• _WHAT YOU HAVE TO DO_
Leaving out the pictures, retype all the material exactly.

• _PROVIDED DATA_

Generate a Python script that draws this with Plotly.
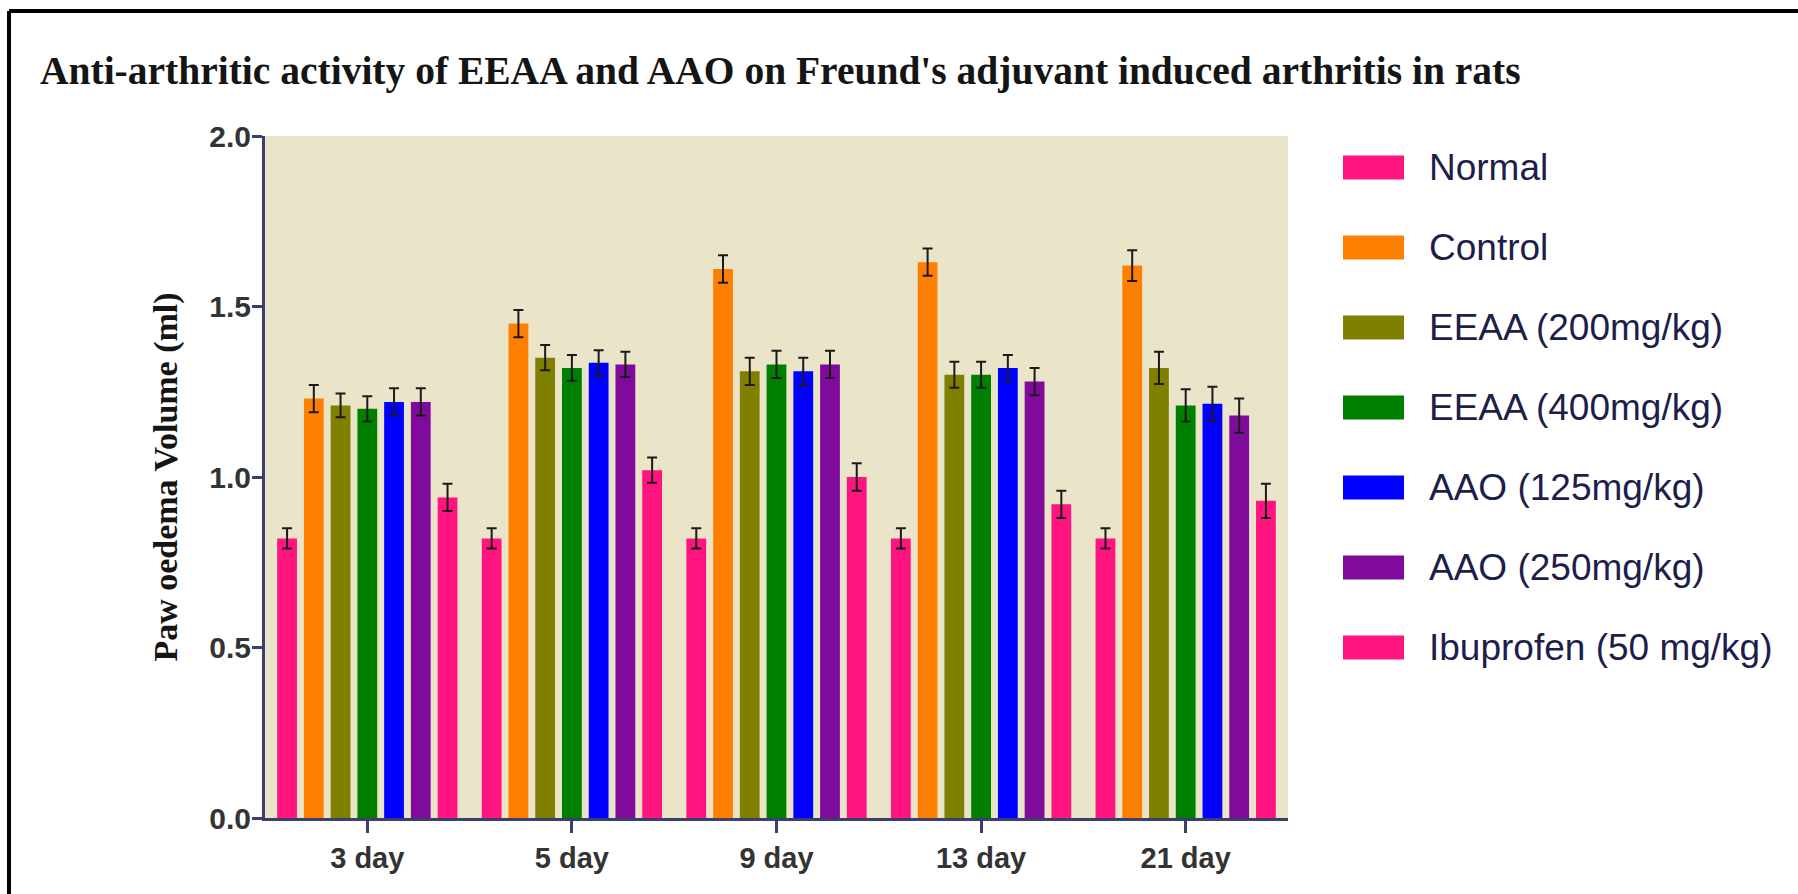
import plotly.graph_objects as go

# ---------------- data ----------------
days = ["3 day", "5 day", "9 day", "13 day", "21 day"]
series_names = ["Normal", "Control", "EEAA (200mg/kg)", "EEAA (400mg/kg)",
                "AAO (125mg/kg)", "AAO (250mg/kg)", "Ibuprofen (50 mg/kg)"]

normal = [0.82, 0.82, 0.82, 0.82, 0.82]
control = [1.23, 1.45, 1.61, 1.63, 1.62]
eeaa200 = [1.21, 1.35, 1.31, 1.30, 1.32]
eeaa400 = [1.20, 1.32, 1.33, 1.30, 1.21]
aao125 = [1.22, 1.335, 1.31, 1.32, 1.215]
aao250 = [1.22, 1.33, 1.33, 1.28, 1.18]
ibuprofen = [0.94, 1.02, 1.00, 0.92, 0.93]

normal_err = [0.03, 0.03, 0.03, 0.03, 0.03]
control_err = [0.04, 0.04, 0.04, 0.04, 0.045]
eeaa200_err = [0.035, 0.037, 0.04, 0.038, 0.047]
eeaa400_err = [0.037, 0.038, 0.04, 0.038, 0.047]
aao125_err = [0.04, 0.037, 0.04, 0.038, 0.05]
aao250_err = [0.04, 0.037, 0.04, 0.04, 0.05]
ibuprofen_err = [0.04, 0.037, 0.04, 0.04, 0.05]

y_ticks = [0.0, 0.5, 1.0, 1.5, 2.0]

values = [normal, control, eeaa200, eeaa400, aao125, aao250, ibuprofen]
errors = [normal_err, control_err, eeaa200_err, eeaa400_err, aao125_err, aao250_err, ibuprofen_err]
colors = ["#FF1480", "#FF8000", "#808000", "#008000", "#0000FF", "#7F0A9C", "#FF1480"]

# ---------------- layout geometry ----------------
W, H = 1798, 894
L, R, T, B = 265, 1288, 136, 818


def px(x):
    return (x - L) / (R - L)


def py(y):
    return (B - y) / (B - T)


AXIS_COLOR = "#3C3F6B"
SANS = "Liberation Sans, Arial, sans-serif"
SERIF = "Liberation Serif, Times New Roman, serif"

fig = go.Figure()
for name, vals, errs, col in zip(series_names, values, errors, colors):
    fig.add_trace(go.Bar(
        name=name, x=days, y=vals, marker=dict(color=col, line=dict(width=0)),
        error_y=dict(type="data", array=errs, visible=True, color="#1a1a1a",
                     thickness=2, width=5),
    ))

# custom legend (swatches + labels)
shapes = []
annotations = []
leg_y0, leg_dy = 167.5, 80.0
for i, (name, col) in enumerate(zip(series_names, colors)):
    yc = leg_y0 + i * leg_dy
    shapes.append(dict(type="rect", xref="paper", yref="paper",
                       x0=px(1343), x1=px(1404), y0=py(yc + 12), y1=py(yc - 12),
                       fillcolor=col, line=dict(width=0)))
    annotations.append(dict(text=name, xref="paper", yref="paper",
                            x=px(1427), y=py(yc), xanchor="left", yanchor="middle",
                            showarrow=False,
                            font=dict(family=SANS, size=37, color="#1E1E4A")))

# outer frame (left and top lines)
shapes.append(dict(type="line", xref="paper", yref="paper",
                   x0=px(9), x1=px(9), y0=py(11), y1=py(900),
                   line=dict(color="black", width=4)))
shapes.append(dict(type="line", xref="paper", yref="paper",
                   x0=px(9), x1=px(1800), y0=py(11), y1=py(11),
                   line=dict(color="black", width=4)))

fig.update_layout(
    width=W, height=H,
    margin=dict(l=L, r=W - R, t=T, b=H - B, pad=0),
    paper_bgcolor="white", plot_bgcolor="#EAE4C9",
    barmode="group", bargap=0.085, bargroupgap=0.26,
    showlegend=False,
    title=dict(text="Anti-arthritic activity of EEAA and AAO on Freund's adjuvant induced arthritis in rats",
               x=40 / W, xanchor="left", xref="container",
               y=1 - 70 / H, yanchor="middle",
               font=dict(family=SERIF, size=39.5, color="#151515", weight="bold")),
    shapes=shapes, annotations=annotations,
    xaxis=dict(type="category", range=[-0.5, 4.5], showline=True, linecolor=AXIS_COLOR,
               linewidth=3, ticks="outside", ticklen=12, tickwidth=3, tickcolor=AXIS_COLOR,
               showgrid=False, zeroline=False, automargin=False,
               tickfont=dict(family=SANS, size=29, color="#333333", weight="bold")),
    yaxis=dict(range=[0, 2], tickvals=y_ticks, ticktext=[f"{v:.1f}" for v in y_ticks],
               showline=True, linecolor=AXIS_COLOR, linewidth=3,
               ticks="outside", ticklen=10, tickwidth=3, tickcolor=AXIS_COLOR,
               ticklabelstandoff=-5,
               showgrid=False, zeroline=False, automargin=False,
               tickfont=dict(family=SANS, size=30, color="#333333", weight="bold"),
               title=dict(text="Paw oedema Volume (ml)", standoff=22,
                          font=dict(family=SERIF, size=34, color="#151515", weight="bold"))),
)

fig.write_html("out.html", config={"displayModeBar": False},
               post_script="document.body.style.margin='0';document.body.style.overflow='hidden';")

• _EXERCISE SOLUTION_
Generate a Python script that draws this with Plotly.
import plotly.graph_objects as go

# ---------------- data ----------------
days = ["3 day", "5 day", "9 day", "13 day", "21 day"]
series_names = ["Normal", "Control", "EEAA (200mg/kg)", "EEAA (400mg/kg)",
                "AAO (125mg/kg)", "AAO (250mg/kg)", "Ibuprofen (50 mg/kg)"]

normal = [0.82, 0.82, 0.82, 0.82, 0.82]
control = [1.23, 1.45, 1.61, 1.63, 1.62]
eeaa200 = [1.21, 1.35, 1.31, 1.30, 1.32]
eeaa400 = [1.20, 1.32, 1.33, 1.30, 1.21]
aao125 = [1.22, 1.335, 1.31, 1.32, 1.215]
aao250 = [1.22, 1.33, 1.33, 1.28, 1.18]
ibuprofen = [0.94, 1.02, 1.00, 0.92, 0.93]

normal_err = [0.03, 0.03, 0.03, 0.03, 0.03]
control_err = [0.04, 0.04, 0.04, 0.04, 0.045]
eeaa200_err = [0.035, 0.037, 0.04, 0.038, 0.047]
eeaa400_err = [0.037, 0.038, 0.04, 0.038, 0.047]
aao125_err = [0.04, 0.037, 0.04, 0.038, 0.05]
aao250_err = [0.04, 0.037, 0.04, 0.04, 0.05]
ibuprofen_err = [0.04, 0.037, 0.04, 0.04, 0.05]

y_ticks = [0.0, 0.5, 1.0, 1.5, 2.0]

values = [normal, control, eeaa200, eeaa400, aao125, aao250, ibuprofen]
errors = [normal_err, control_err, eeaa200_err, eeaa400_err, aao125_err, aao250_err, ibuprofen_err]
colors = ["#FF1480", "#FF8000", "#808000", "#008000", "#0000FF", "#7F0A9C", "#FF1480"]

# ---------------- layout geometry ----------------
W, H = 1798, 894
L, R, T, B = 265, 1288, 136, 818


def px(x):
    return (x - L) / (R - L)


def py(y):
    return (B - y) / (B - T)


AXIS_COLOR = "#3C3F6B"
SANS = "Liberation Sans, Arial, sans-serif"
SERIF = "Liberation Serif, Times New Roman, serif"

fig = go.Figure()
for name, vals, errs, col in zip(series_names, values, errors, colors):
    fig.add_trace(go.Bar(
        name=name, x=days, y=vals, marker=dict(color=col, line=dict(width=0)),
        error_y=dict(type="data", array=errs, visible=True, color="#1a1a1a",
                     thickness=2, width=5),
    ))

# custom legend (swatches + labels)
shapes = []
annotations = []
leg_y0, leg_dy = 167.5, 80.0
for i, (name, col) in enumerate(zip(series_names, colors)):
    yc = leg_y0 + i * leg_dy
    shapes.append(dict(type="rect", xref="paper", yref="paper",
                       x0=px(1343), x1=px(1404), y0=py(yc + 12), y1=py(yc - 12),
                       fillcolor=col, line=dict(width=0)))
    annotations.append(dict(text=name, xref="paper", yref="paper",
                            x=px(1427), y=py(yc), xanchor="left", yanchor="middle",
                            showarrow=False,
                            font=dict(family=SANS, size=37, color="#1E1E4A")))

# outer frame (left and top lines)
shapes.append(dict(type="line", xref="paper", yref="paper",
                   x0=px(9), x1=px(9), y0=py(11), y1=py(900),
                   line=dict(color="black", width=4)))
shapes.append(dict(type="line", xref="paper", yref="paper",
                   x0=px(9), x1=px(1800), y0=py(11), y1=py(11),
                   line=dict(color="black", width=4)))

fig.update_layout(
    width=W, height=H,
    margin=dict(l=L, r=W - R, t=T, b=H - B, pad=0),
    paper_bgcolor="white", plot_bgcolor="#EAE4C9",
    barmode="group", bargap=0.085, bargroupgap=0.26,
    showlegend=False,
    title=dict(text="Anti-arthritic activity of EEAA and AAO on Freund's adjuvant induced arthritis in rats",
               x=40 / W, xanchor="left", xref="container",
               y=1 - 70 / H, yanchor="middle",
               font=dict(family=SERIF, size=39.5, color="#151515", weight="bold")),
    shapes=shapes, annotations=annotations,
    xaxis=dict(type="category", range=[-0.5, 4.5], showline=True, linecolor=AXIS_COLOR,
               linewidth=3, ticks="outside", ticklen=12, tickwidth=3, tickcolor=AXIS_COLOR,
               showgrid=False, zeroline=False, automargin=False,
               tickfont=dict(family=SANS, size=29, color="#333333", weight="bold")),
    yaxis=dict(range=[0, 2], tickvals=y_ticks, ticktext=[f"{v:.1f}" for v in y_ticks],
               showline=True, linecolor=AXIS_COLOR, linewidth=3,
               ticks="outside", ticklen=10, tickwidth=3, tickcolor=AXIS_COLOR,
               ticklabelstandoff=-5,
               showgrid=False, zeroline=False, automargin=False,
               tickfont=dict(family=SANS, size=30, color="#333333", weight="bold"),
               title=dict(text="Paw oedema Volume (ml)", standoff=22,
                          font=dict(family=SERIF, size=34, color="#151515", weight="bold"))),
)

fig.write_html("out.html", config={"displayModeBar": False},
               post_script="document.body.style.margin='0';document.body.style.overflow='hidden';")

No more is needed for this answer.